§ WORK TO DO: Your task is to transcribe all of the data below exactly, omitting the images.

§ COLLECTED MATERIAL:
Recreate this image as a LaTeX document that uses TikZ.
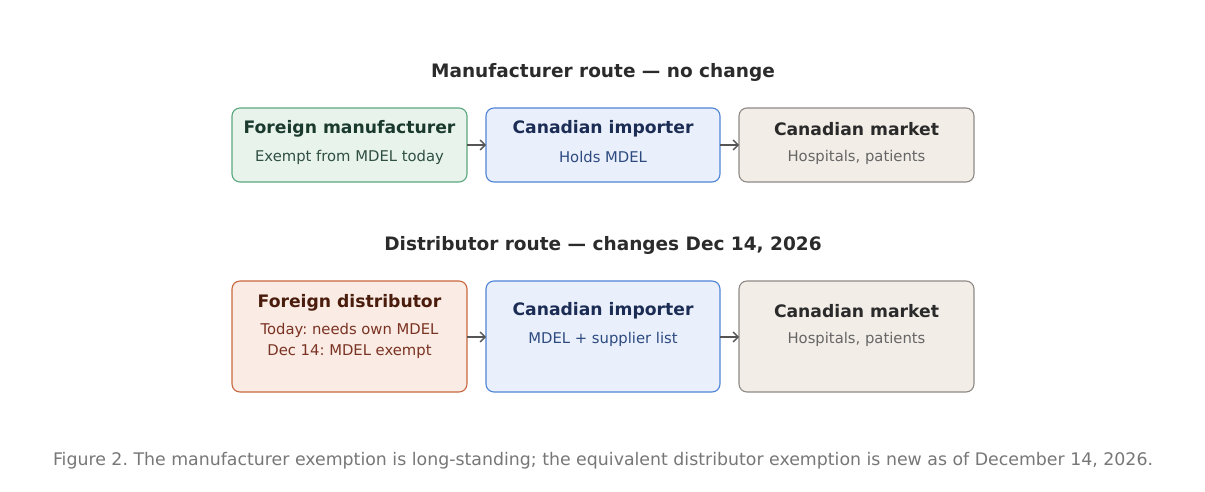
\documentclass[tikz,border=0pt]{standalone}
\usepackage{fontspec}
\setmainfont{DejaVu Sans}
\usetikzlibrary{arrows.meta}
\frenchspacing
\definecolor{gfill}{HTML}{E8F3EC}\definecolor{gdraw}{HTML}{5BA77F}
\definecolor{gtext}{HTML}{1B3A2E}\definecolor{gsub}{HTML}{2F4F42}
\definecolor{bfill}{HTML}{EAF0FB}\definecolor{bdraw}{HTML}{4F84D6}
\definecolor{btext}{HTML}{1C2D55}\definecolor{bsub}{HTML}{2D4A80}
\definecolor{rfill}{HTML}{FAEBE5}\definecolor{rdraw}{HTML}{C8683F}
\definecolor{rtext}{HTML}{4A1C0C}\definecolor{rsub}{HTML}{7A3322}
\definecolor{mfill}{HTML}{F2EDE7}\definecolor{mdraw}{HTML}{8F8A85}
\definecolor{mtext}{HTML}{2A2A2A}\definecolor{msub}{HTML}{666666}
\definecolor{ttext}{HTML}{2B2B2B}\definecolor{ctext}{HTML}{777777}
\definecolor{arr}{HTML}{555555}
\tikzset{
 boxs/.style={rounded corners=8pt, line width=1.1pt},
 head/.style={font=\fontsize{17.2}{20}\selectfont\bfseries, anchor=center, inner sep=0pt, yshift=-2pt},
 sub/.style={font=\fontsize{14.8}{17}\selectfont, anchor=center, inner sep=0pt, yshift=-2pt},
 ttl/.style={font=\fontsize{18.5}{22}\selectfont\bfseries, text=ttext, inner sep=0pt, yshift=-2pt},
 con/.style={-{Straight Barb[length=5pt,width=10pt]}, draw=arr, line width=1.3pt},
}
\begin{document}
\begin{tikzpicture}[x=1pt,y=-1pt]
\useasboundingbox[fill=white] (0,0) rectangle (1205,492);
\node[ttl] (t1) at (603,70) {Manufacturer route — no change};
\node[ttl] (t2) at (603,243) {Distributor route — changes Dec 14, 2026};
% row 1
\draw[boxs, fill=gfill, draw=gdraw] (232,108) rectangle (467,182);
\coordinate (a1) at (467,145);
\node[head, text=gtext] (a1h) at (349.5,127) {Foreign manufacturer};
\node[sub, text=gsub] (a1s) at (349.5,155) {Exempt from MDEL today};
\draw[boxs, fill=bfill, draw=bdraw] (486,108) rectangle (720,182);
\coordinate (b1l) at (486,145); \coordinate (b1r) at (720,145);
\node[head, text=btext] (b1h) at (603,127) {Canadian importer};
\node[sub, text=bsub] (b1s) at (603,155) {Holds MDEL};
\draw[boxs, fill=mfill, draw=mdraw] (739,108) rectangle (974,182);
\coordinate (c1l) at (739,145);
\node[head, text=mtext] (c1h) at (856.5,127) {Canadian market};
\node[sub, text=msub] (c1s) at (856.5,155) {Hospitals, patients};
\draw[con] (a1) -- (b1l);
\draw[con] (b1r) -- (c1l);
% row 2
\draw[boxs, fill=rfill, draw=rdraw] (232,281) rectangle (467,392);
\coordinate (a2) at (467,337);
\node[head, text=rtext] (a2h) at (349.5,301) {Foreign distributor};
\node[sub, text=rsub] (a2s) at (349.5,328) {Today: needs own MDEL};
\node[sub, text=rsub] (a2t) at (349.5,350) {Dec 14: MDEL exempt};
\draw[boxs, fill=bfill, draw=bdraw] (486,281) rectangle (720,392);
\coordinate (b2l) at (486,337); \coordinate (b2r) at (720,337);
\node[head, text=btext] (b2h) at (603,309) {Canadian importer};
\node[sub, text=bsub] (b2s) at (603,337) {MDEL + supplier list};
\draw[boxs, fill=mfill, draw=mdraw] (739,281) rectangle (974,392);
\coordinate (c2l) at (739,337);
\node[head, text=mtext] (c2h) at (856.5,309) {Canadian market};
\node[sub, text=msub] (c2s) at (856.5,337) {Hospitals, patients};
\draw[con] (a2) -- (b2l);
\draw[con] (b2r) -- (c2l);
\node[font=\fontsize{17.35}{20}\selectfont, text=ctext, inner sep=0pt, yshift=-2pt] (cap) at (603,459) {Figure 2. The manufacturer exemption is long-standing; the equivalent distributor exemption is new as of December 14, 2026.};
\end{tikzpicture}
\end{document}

§ OUTPUT FOR THIS TASK:
Recreate this image as a LaTeX document that uses TikZ.
\documentclass[tikz,border=0pt]{standalone}
\usepackage{fontspec}
\setmainfont{DejaVu Sans}
\usetikzlibrary{arrows.meta}
\frenchspacing
\definecolor{gfill}{HTML}{E8F3EC}\definecolor{gdraw}{HTML}{5BA77F}
\definecolor{gtext}{HTML}{1B3A2E}\definecolor{gsub}{HTML}{2F4F42}
\definecolor{bfill}{HTML}{EAF0FB}\definecolor{bdraw}{HTML}{4F84D6}
\definecolor{btext}{HTML}{1C2D55}\definecolor{bsub}{HTML}{2D4A80}
\definecolor{rfill}{HTML}{FAEBE5}\definecolor{rdraw}{HTML}{C8683F}
\definecolor{rtext}{HTML}{4A1C0C}\definecolor{rsub}{HTML}{7A3322}
\definecolor{mfill}{HTML}{F2EDE7}\definecolor{mdraw}{HTML}{8F8A85}
\definecolor{mtext}{HTML}{2A2A2A}\definecolor{msub}{HTML}{666666}
\definecolor{ttext}{HTML}{2B2B2B}\definecolor{ctext}{HTML}{777777}
\definecolor{arr}{HTML}{555555}
\tikzset{
 boxs/.style={rounded corners=8pt, line width=1.1pt},
 head/.style={font=\fontsize{17.2}{20}\selectfont\bfseries, anchor=center, inner sep=0pt, yshift=-2pt},
 sub/.style={font=\fontsize{14.8}{17}\selectfont, anchor=center, inner sep=0pt, yshift=-2pt},
 ttl/.style={font=\fontsize{18.5}{22}\selectfont\bfseries, text=ttext, inner sep=0pt, yshift=-2pt},
 con/.style={-{Straight Barb[length=5pt,width=10pt]}, draw=arr, line width=1.3pt},
}
\begin{document}
\begin{tikzpicture}[x=1pt,y=-1pt]
\useasboundingbox[fill=white] (0,0) rectangle (1205,492);
\node[ttl] (t1) at (603,70) {Manufacturer route — no change};
\node[ttl] (t2) at (603,243) {Distributor route — changes Dec 14, 2026};
% row 1
\draw[boxs, fill=gfill, draw=gdraw] (232,108) rectangle (467,182);
\coordinate (a1) at (467,145);
\node[head, text=gtext] (a1h) at (349.5,127) {Foreign manufacturer};
\node[sub, text=gsub] (a1s) at (349.5,155) {Exempt from MDEL today};
\draw[boxs, fill=bfill, draw=bdraw] (486,108) rectangle (720,182);
\coordinate (b1l) at (486,145); \coordinate (b1r) at (720,145);
\node[head, text=btext] (b1h) at (603,127) {Canadian importer};
\node[sub, text=bsub] (b1s) at (603,155) {Holds MDEL};
\draw[boxs, fill=mfill, draw=mdraw] (739,108) rectangle (974,182);
\coordinate (c1l) at (739,145);
\node[head, text=mtext] (c1h) at (856.5,127) {Canadian market};
\node[sub, text=msub] (c1s) at (856.5,155) {Hospitals, patients};
\draw[con] (a1) -- (b1l);
\draw[con] (b1r) -- (c1l);
% row 2
\draw[boxs, fill=rfill, draw=rdraw] (232,281) rectangle (467,392);
\coordinate (a2) at (467,337);
\node[head, text=rtext] (a2h) at (349.5,301) {Foreign distributor};
\node[sub, text=rsub] (a2s) at (349.5,328) {Today: needs own MDEL};
\node[sub, text=rsub] (a2t) at (349.5,350) {Dec 14: MDEL exempt};
\draw[boxs, fill=bfill, draw=bdraw] (486,281) rectangle (720,392);
\coordinate (b2l) at (486,337); \coordinate (b2r) at (720,337);
\node[head, text=btext] (b2h) at (603,309) {Canadian importer};
\node[sub, text=bsub] (b2s) at (603,337) {MDEL + supplier list};
\draw[boxs, fill=mfill, draw=mdraw] (739,281) rectangle (974,392);
\coordinate (c2l) at (739,337);
\node[head, text=mtext] (c2h) at (856.5,309) {Canadian market};
\node[sub, text=msub] (c2s) at (856.5,337) {Hospitals, patients};
\draw[con] (a2) -- (b2l);
\draw[con] (b2r) -- (c2l);
\node[font=\fontsize{17.35}{20}\selectfont, text=ctext, inner sep=0pt, yshift=-2pt] (cap) at (603,459) {Figure 2. The manufacturer exemption is long-standing; the equivalent distributor exemption is new as of December 14, 2026.};
\end{tikzpicture}
\end{document}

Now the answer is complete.